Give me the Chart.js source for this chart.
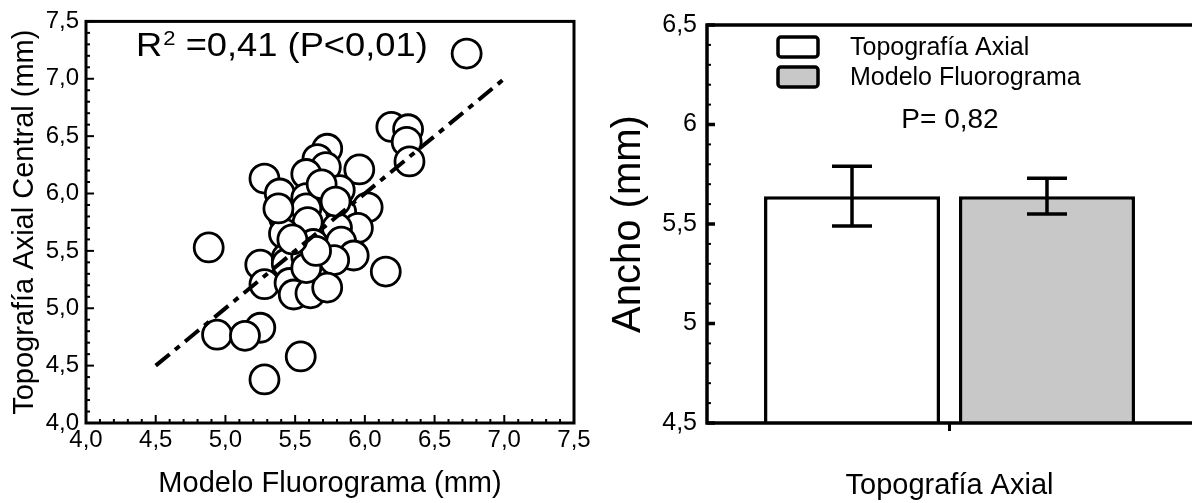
<!DOCTYPE html>
<html><head><meta charset="utf-8">
<script src="https://cdn.jsdelivr.net/npm/chart.js@4/dist/chart.umd.min.js"></script>
<style>
html,body{margin:0;padding:0;background:#fff;}
#wrap{position:relative;width:1192px;height:503px;overflow:hidden;background:#fff;}
#c1{position:absolute;left:0;top:0;}
#c2{position:absolute;left:600px;top:0;}
</style></head><body>
<div id="wrap"><canvas id="c1" width="600" height="503"></canvas><canvas id="c2" width="592" height="503"></canvas></div>
<script>
const FONT = '"Liberation Sans", Arial, Helvetica, sans-serif';

// ---------- Scatter data (left panel) ----------
const fluoroX = [6.73, 6.19, 6.31, 6.30, 6.32, 5.96, 5.73, 5.66, 5.72, 5.58,
                 5.28, 5.39, 5.58, 5.82, 6.02, 5.83, 5.42, 5.58, 5.59, 5.95,
                 5.80, 5.63, 5.42, 5.83, 5.92, 5.78, 4.88, 5.25, 5.44, 5.44,
                 5.58, 6.15, 5.28, 5.46, 5.49, 5.61, 5.73, 5.25, 4.94, 5.14,
                 5.54, 5.28, 5.58, 5.38, 5.69, 5.79, 5.65, 5.48];
const axialY  = [7.22, 6.58, 6.56, 6.45, 6.28, 6.21, 6.39, 6.30, 6.23, 6.17,
                 6.13, 6.00, 5.96, 6.03, 5.88, 5.84, 5.79, 5.87, 5.75, 5.70,
                 5.70, 5.56, 5.65, 5.58, 5.46, 5.42, 5.53, 5.38, 5.44, 5.39,
                 5.45, 5.32, 5.21, 5.22, 5.12, 5.13, 5.18, 4.83, 4.77, 4.76,
                 4.58, 4.38, 5.35, 5.87, 6.08, 5.93, 5.50, 5.60];
const fitLineX = [4.5, 7.0];
const fitLineY = [4.5, 7.0];
const scatterTickValues = [4.0, 4.5, 5.0, 5.5, 6.0, 6.5, 7.0, 7.5];
const scatterTickLabels = ['4,0', '4,5', '5,0', '5,5', '6,0', '6,5', '7,0', '7,5'];
const scatterXTitle = 'Modelo Fluorograma (mm)';
const scatterYTitle = 'Topografía Axial Central (mm)';
const r2Main = 'R';
const r2Sup = '2';
const r2Rest = ' =0,41 (P<0,01)';

// ---------- Bar data (right panel) ----------
const barCategories = ['Topografía Axial'];
const barSeriesNames = ['Topografía Axial', 'Modelo Fluorograma'];
const barMeans = [5.64, 5.64];
const barErrors = [0.15, 0.09];
const barColors = ['#ffffff', '#c8c8c8'];
const barTickValues = [4.5, 5.0, 5.5, 6.0, 6.5];
const barTickLabels = ['4,5', '5', '5,5', '6', '6,5'];
const barYTitle = 'Ancho (mm)';
const pValueLabel = 'P= 0,82';

function labelFor(values, labels, v) {
  for (let i = 0; i < values.length; i++) if (Math.abs(values[i] - v) < 1e-6) return labels[i];
  return '';
}

// ---------- Left chart ----------
const leftFrame = {
  id: 'leftFrame',
  afterDraw(chart) {
    const {ctx, chartArea: a, scales: {x, y}} = chart;
    ctx.save();
    ctx.strokeStyle = '#000';
    ctx.lineWidth = 3;
    ctx.strokeRect(a.left, a.top, a.right - a.left, a.bottom - a.top);
    ctx.lineWidth = 2;
    const minorStep = 0.1;
    const nx = Math.round((x.max - x.min) / minorStep);
    for (let i = 0; i <= nx; i++) {
      const px = x.getPixelForValue(x.min + i * minorStep);
      const len = (i % 5 === 0) ? 8 : 4;
      ctx.beginPath(); ctx.moveTo(px, a.bottom); ctx.lineTo(px, a.bottom - len); ctx.stroke();
    }
    const ny = Math.round((y.max - y.min) / minorStep);
    for (let i = 0; i <= ny; i++) {
      const py = y.getPixelForValue(y.min + i * minorStep);
      const len = (i % 5 === 0) ? 8 : 4;
      ctx.beginPath(); ctx.moveTo(a.left, py); ctx.lineTo(a.left + len, py); ctx.stroke();
    }
    ctx.fillStyle = '#000';
    ctx.textBaseline = 'alphabetic';
    ctx.textAlign = 'left';
    ctx.translate(136, 56);
    ctx.scale(1.1, 1);
    ctx.font = '33px ' + FONT;
    ctx.fillText(r2Main, 0, 0);
    const w1 = ctx.measureText(r2Main).width;
    ctx.font = '20px ' + FONT;
    ctx.fillText(r2Sup, w1 + 1, -11);
    const w2 = ctx.measureText(r2Sup).width;
    ctx.font = '33px ' + FONT;
    ctx.fillText(r2Rest, w1 + w2 + 1, 0);
    ctx.restore();
  }
};

new Chart(document.getElementById('c1'), {
  type: 'scatter',
  data: {
    datasets: [
      {
        type: 'line',
        data: fitLineX.map((v, i) => ({x: v, y: fitLineY[i]})),
        borderColor: '#000',
        borderWidth: 4,
        borderDash: [18, 7, 6, 7],
        pointRadius: 0,
        fill: false,
        order: 0
      },
      {
        data: fluoroX.map((v, i) => ({x: v, y: axialY[i]})),
        pointRadius: 14.5,
        pointBorderWidth: 2.8,
        pointBackgroundColor: '#ffffff',
        pointBorderColor: '#000000',
        order: 1
      }
    ]
  },
  options: {
    responsive: false,
    animation: false,
    layout: {padding: {top: 17, right: 26, left: 0, bottom: 0}},
    plugins: {legend: {display: false}, tooltip: {enabled: false}},
    scales: {
      x: {
        type: 'linear', min: 4.0, max: 7.5,
        afterBuildTicks: s => { s.ticks = scatterTickValues.map(v => ({value: v})); },
        afterFit: s => { s.height = 80; },
        grid: {display: false, drawTicks: false},
        border: {display: false},
        ticks: {
          padding: 3, color: '#000', maxRotation: 0, autoSkip: false,
          font: {family: FONT, size: 24},
          callback: v => labelFor(scatterTickValues, scatterTickLabels, v)
        },
        title: {display: true, text: scatterXTitle, color: '#000',
                font: {family: FONT, size: 29}, padding: {top: 0, bottom: 2}}
      },
      y: {
        type: 'linear', min: 4.0, max: 7.5,
        afterBuildTicks: s => { s.ticks = scatterTickValues.map(v => ({value: v})); },
        afterFit: s => { s.width = 86; },
        grid: {display: false, drawTicks: false},
        border: {display: false},
        ticks: {
          padding: 7, color: '#000', autoSkip: false,
          font: {family: FONT, size: 24},
          callback: v => labelFor(scatterTickValues, scatterTickLabels, v)
        },
        title: {display: true, text: scatterYTitle, color: '#000',
                font: {family: FONT, size: 29}, padding: {top: 8, bottom: 0}}
      }
    }
  },
  plugins: [leftFrame]
});

// ---------- Right chart ----------
const rightDecor = {
  id: 'rightDecor',
  afterDraw(chart) {
    const {ctx, chartArea: a, scales: {x, y}} = chart;
    ctx.save();
    ctx.strokeStyle = '#000';
    ctx.fillStyle = '#000';
    ctx.lineWidth = 3.5;
    ctx.lineCap = 'butt';
    ctx.beginPath();
    ctx.moveTo(a.right + 2, a.top); ctx.lineTo(a.left, a.top); ctx.lineTo(a.left, a.bottom); ctx.lineTo(a.right + 2, a.bottom);
    ctx.stroke();
    const minorStep = 0.1;
    const ny = Math.round((y.max - y.min) / minorStep);
    for (let i = 0; i <= ny; i++) {
      const py = y.getPixelForValue(y.min + i * minorStep);
      const major = (i % 5 === 0);
      ctx.lineWidth = major ? 3.5 : 2;
      const len = major ? 8 : 4;
      ctx.beginPath(); ctx.moveTo(a.left, py); ctx.lineTo(a.left + len, py); ctx.stroke();
    }
    ctx.lineWidth = 3;
    const cx = x.getPixelForValue(0);
    ctx.beginPath(); ctx.moveTo(cx, a.bottom); ctx.lineTo(cx, a.bottom + 8); ctx.stroke();
    ctx.lineWidth = 3.5;
    chart.data.datasets.forEach((ds, di) => {
      const meta = chart.getDatasetMeta(di);
      meta.data.forEach((bar) => {
        const m = barMeans[di], e = barErrors[di];
        const bx = bar.x;
        const yTop = y.getPixelForValue(m + e), yBot = y.getPixelForValue(m - e);
        ctx.beginPath();
        ctx.moveTo(bx, yTop); ctx.lineTo(bx, yBot);
        ctx.moveTo(bx - 20, yTop); ctx.lineTo(bx + 20, yTop);
        ctx.moveTo(bx - 20, yBot); ctx.lineTo(bx + 20, yBot);
        ctx.stroke();
      });
    });
    const boxes = [{y: 37}, {y: 67}];
    ctx.font = '25px ' + FONT;
    ctx.textBaseline = 'middle';
    ctx.textAlign = 'left';
    boxes.forEach((b, i) => {
      ctx.fillStyle = barColors[i];
      ctx.lineWidth = 3.5;
      ctx.beginPath();
      if (ctx.roundRect) ctx.roundRect(178, b.y, 40, 20, 3); else ctx.rect(178, b.y, 40, 20);
      ctx.fill(); ctx.stroke();
      ctx.fillStyle = '#000';
      ctx.fillText(barSeriesNames[i], 250, b.y + 11);
    });
    ctx.font = '28px ' + FONT;
    ctx.textAlign = 'center';
    ctx.fillText(pValueLabel, 350, 120);
    ctx.restore();
  }
};

new Chart(document.getElementById('c2'), {
  type: 'bar',
  data: {
    labels: barCategories,
    datasets: barSeriesNames.map((name, i) => ({
      label: name,
      data: [barMeans[i]],
      backgroundColor: barColors[i],
      borderColor: '#000',
      borderWidth: 3.5,
      borderSkipped: 'start',
      categoryPercentage: 0.804,
      barPercentage: 0.9026
    }))
  },
  options: {
    responsive: false,
    animation: false,
    layout: {padding: {top: 17, right: 0, left: 0, bottom: 0}},
    plugins: {legend: {display: false}, tooltip: {enabled: false}},
    scales: {
      x: {
        afterFit: s => { s.height = 80; },
        grid: {display: false, drawTicks: false},
        border: {display: false},
        ticks: {display: false},
        title: {display: true, text: barCategories[0], color: '#000',
                font: {family: FONT, size: 29}, padding: {top: 0, bottom: 0}}
      },
      y: {
        type: 'linear', min: 4.5, max: 6.5,
        afterBuildTicks: s => { s.ticks = barTickValues.map(v => ({value: v})); },
        afterFit: s => { s.width = 107; },
        grid: {display: false, drawTicks: false},
        border: {display: false},
        ticks: {
          padding: 10, color: '#000',
          font: {family: FONT, size: 25},
          callback: v => labelFor(barTickValues, barTickLabels, v)
        },
        title: {display: true, text: barYTitle, color: '#000',
                font: {family: FONT, size: 40}, padding: {top: 5, bottom: 0}}
      }
    }
  },
  plugins: [rightDecor]
});
</script>
</body></html>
================
# Exercise prompt:
Copy nothing but the lines from the top of the data down to the line containing "Arial, Helvetica, sans-serif';", and leave the pictures out.

# Exercise response:
Give me the Chart.js source for this chart.
<!DOCTYPE html>
<html><head><meta charset="utf-8">
<script src="https://cdn.jsdelivr.net/npm/chart.js@4/dist/chart.umd.min.js"></script>
<style>
html,body{margin:0;padding:0;background:#fff;}
#wrap{position:relative;width:1192px;height:503px;overflow:hidden;background:#fff;}
#c1{position:absolute;left:0;top:0;}
#c2{position:absolute;left:600px;top:0;}
</style></head><body>
<div id="wrap"><canvas id="c1" width="600" height="503"></canvas><canvas id="c2" width="592" height="503"></canvas></div>
<script>
const FONT = '"Liberation Sans", Arial, Helvetica, sans-serif';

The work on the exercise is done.